Montgomery County District Attorney Bruce L. Castor Jr. said at a news conference that an investigation began after police in Souderton said they noticed an increase in violence that was apparently the result of unpaid gambling debts. Castor stressed that the alleged ring is not tied to organized crime.

Yesterday's charges might seem a blast from the past for Philadelphia political junkies. Mastronardo is married to the late mayor's daughter, Joanna, and his arrest in 1983 - at the height of a closely fought mayoral race between Rizzo and eventual winner, W. Wilson Goode - sent shock waves through that year's campaign.

Then, Rizzo accused the Police Department - where he famously had been commissioner - of "acting like a bunch of KGB agents" by picking the hour of a televised mayoral debate to raid a $30-million-a-year betting ring operated by his son-in-law.

In fact, detectives showed up at a debate-viewing fund-raiser, sponsored by the Rizzo campaign, in search of Mastronardo that night.
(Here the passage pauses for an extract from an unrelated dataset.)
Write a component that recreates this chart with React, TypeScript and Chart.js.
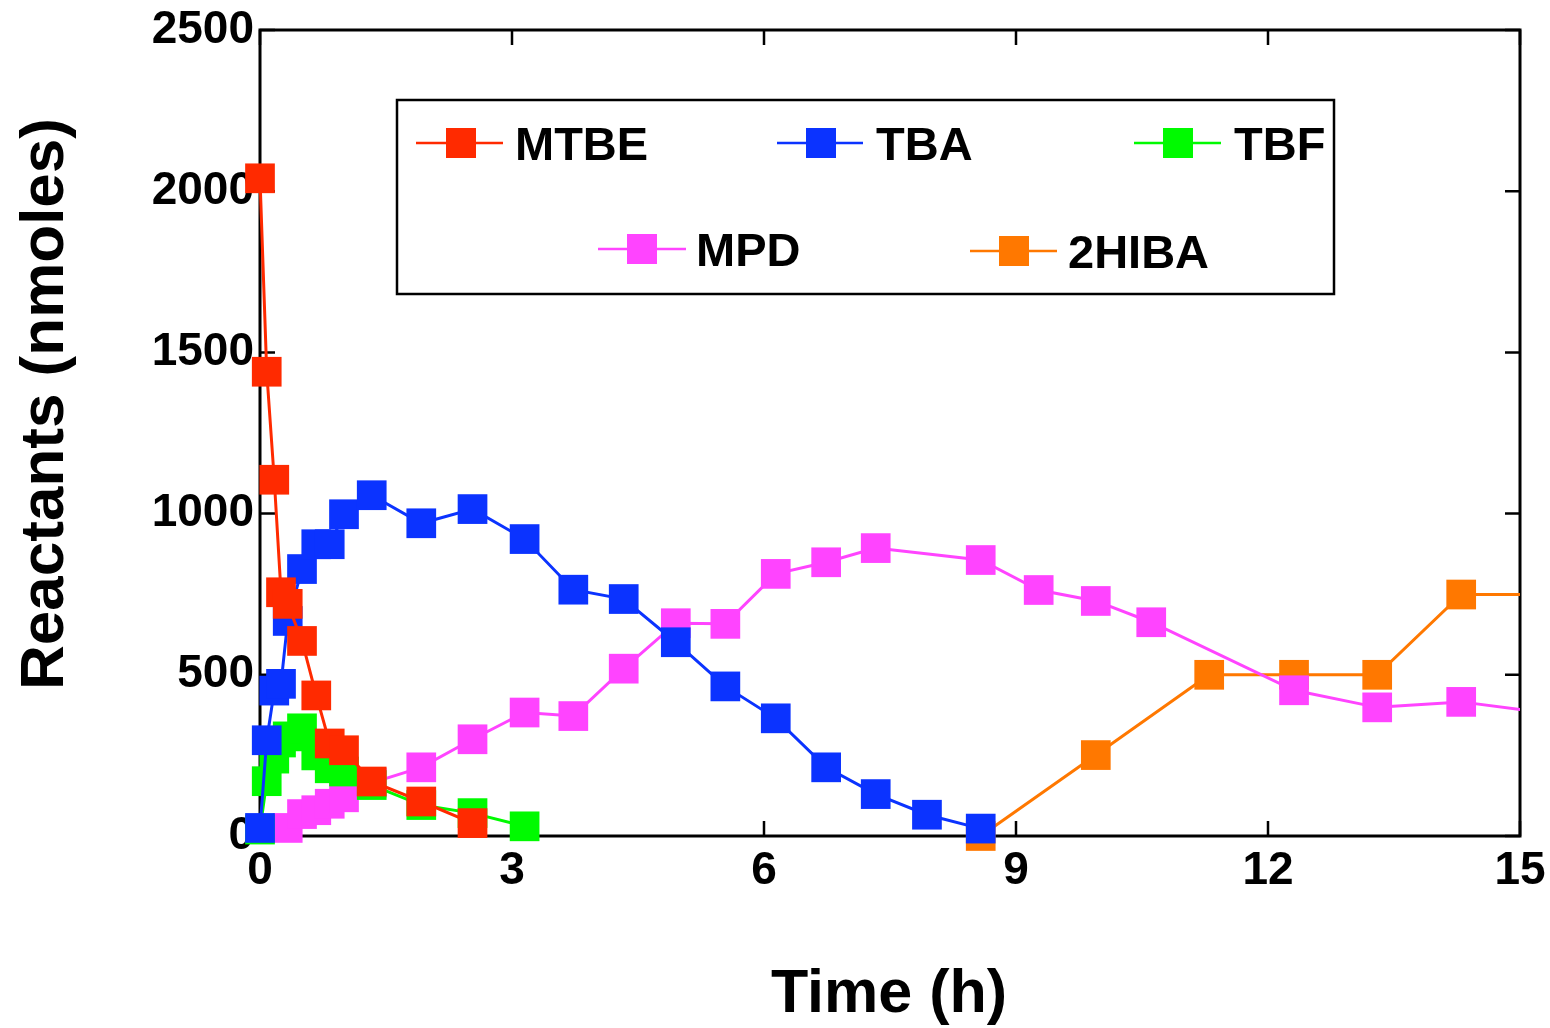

Rizzo fumed that "there's nothing that important about bookmaking" and that the sole intent of the raid was to embarrass him politically.

Joseph Mastronardo was convicted in 1987 on federal gambling charges. According to a 1990 report by the Pennsylvania Commission on Crime and Delinquency, he once ran a gambling operation that grossed $50 million a year.

Apparently, authorities don't agree with the contention of Rizzo, who died in 1991, that bookmaking isn't that important. In recent weeks, investigators had wiretapped Mastronardo's phones before seizing the cash last month.

Officials said Mastronardo ran an Internet gambling site called betroma.com. The 1990 crime report had noted at that time that he used computerized statements and that, at least then, "strong-arm tactics or violence were not used to collect debts."

The Mastronardo brothers were arraigned before Magisterial District Judge Walter Gadzicki and bail was set at $100,000. Both waived their rights to a preliminary hearing. Castor said yesterday that the brothers are expected to plead guilty.

Each faces a maximum possible sentence of 10 years in prison.